Esta noción considera que nuestra sociedad es injusta, que somos gobernados por una élite expoliadora responsable sólo ante los organismos financieros internacionales y que por ello, no existe contrato social ni corresponsabilidad democrática capaz de obligarnos a cumplir con las leyes del Estado y sus políticas “neoliberales”. En consecuencia, el narcotráfico sería una justa reacción, aunque demencial y sin duda sanguinaria, a la miseria y a la desigualdad, una “contra violencia legítima” contra “la violencia estructural”, como la llamaron los teólogos de la liberación, de la sociedad capitalista contra las mayorías.
Desde esta perspectiva, el narcotraficante es una suerte de versión postmoderna de ese “bandido social”, tan estudiado por los marxistas en el siglo pasado en la justeza de sus fines y en el equívoco de sus medios, especie, además, de la cual se enamora el “lumpen proletariado”, al cual, la desigualdad le ha negado otras vías de ascenso social distintas al crimen cuyas hazañas, literalmente, canta.
Así, negociar con los narcos y eventualmente amnistiarlos —es decir, concederles el perdón— es reconocerlos víctimas, equivocadas en su encono, pero víctimas al n del estado de las cosas, siendo necesario, en esa lógica, reclasificar sus crímenes, trasladándolos de la punición legal al perdón social, pues el mismo candidato de la amnistía ha dicho que antes de ello consultaría a las víctimas, es decir, les pediría su anuencia para perdonar.

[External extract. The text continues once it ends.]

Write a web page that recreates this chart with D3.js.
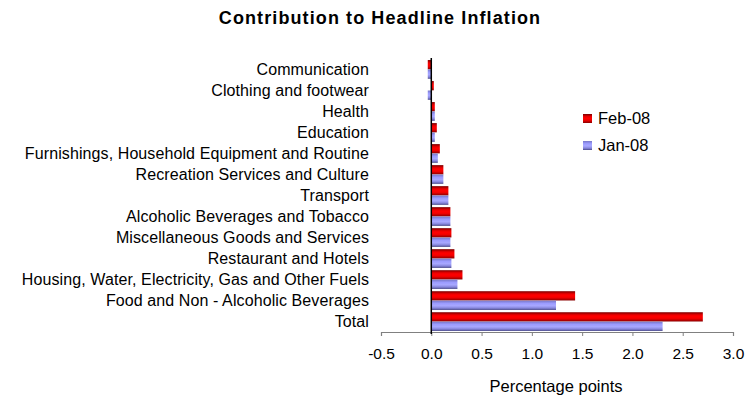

Debería haber espacio para discutir esa visión de la sociedad, pero no lo hay.
En los tiempos, a la vez fugaces y decisivos, de una campaña electoral, sólo queda oponerse no sólo a la inviabilidad legal de la amnistía y a su asombrosa inmoralidad.
Además de equiparar a los narcos con las guerrillas latinoamericanas, dirigidas por ideólogos, que al amparo de la Guerra Fría acabaron por firmar la paz con sus gobiernos, la propuesta ignora que en El Salvador se pactaron, sin éxito, treguas con las bandas criminales y que buena parte del rechazo popular a la legalización de las FARC, en Colombia, se debe a su ‘lumpenización’ como socias del narcotráfico.
Por otro lado, el descabezamiento de los cárteles durante la guerras narcas del sexenio pasado y su multiplicación en cientos de bandas igualmente inclementes, tornan imposible saber a quienes les pediría perdón, en nombre de las víctimas, el futuro presidente.
Víctimas quienes, como ya lo declaró el poeta católico Javier Sicilia, pueden perdonar, pero no olvidar y, antes de otorgarle al Estado esa potestad, esperarían de los criminales, primero, la asunción en rigor de la culpa y, después, aceptar la penitencia.
Un presidente que perdona los crímenes más abominables contra la persona puede perdonárselo todo. Como pretendido creador de derecho, es un dictador que olvida que el narcotráfico no es hijo de la miseria sino de la codicia y sus millonarios ingresos, la forma más salvaje y descarnada de capitalismo, lo contrario a la urgente redistribución del ingreso que México necesita.
Pero pensar que el crimen organizado es un daño colateral provocado por la desigualdad es una superstición muy extendida, la misma que torna indiferentes, para cierta ciudadanía, el asesinato y la tortura de los policías y los militares capturados por los narcos. Si estos mexicanos fueron enviados por el poder civil, como se dice, a librar una guerra injusta, ¿no merecerían por ello un doble homenaje de la sociedad?
El principal problema de México son los criminales, por más vulnerables que sean quienes los combaten y es la violencia del narcotráfico, no la persecución política de la disidencia, lo que más preocupa al electorado. Si la Ley de Seguridad Interior es total o parcialmente inconstitucional, la Suprema Corte de Justicia la rechazará.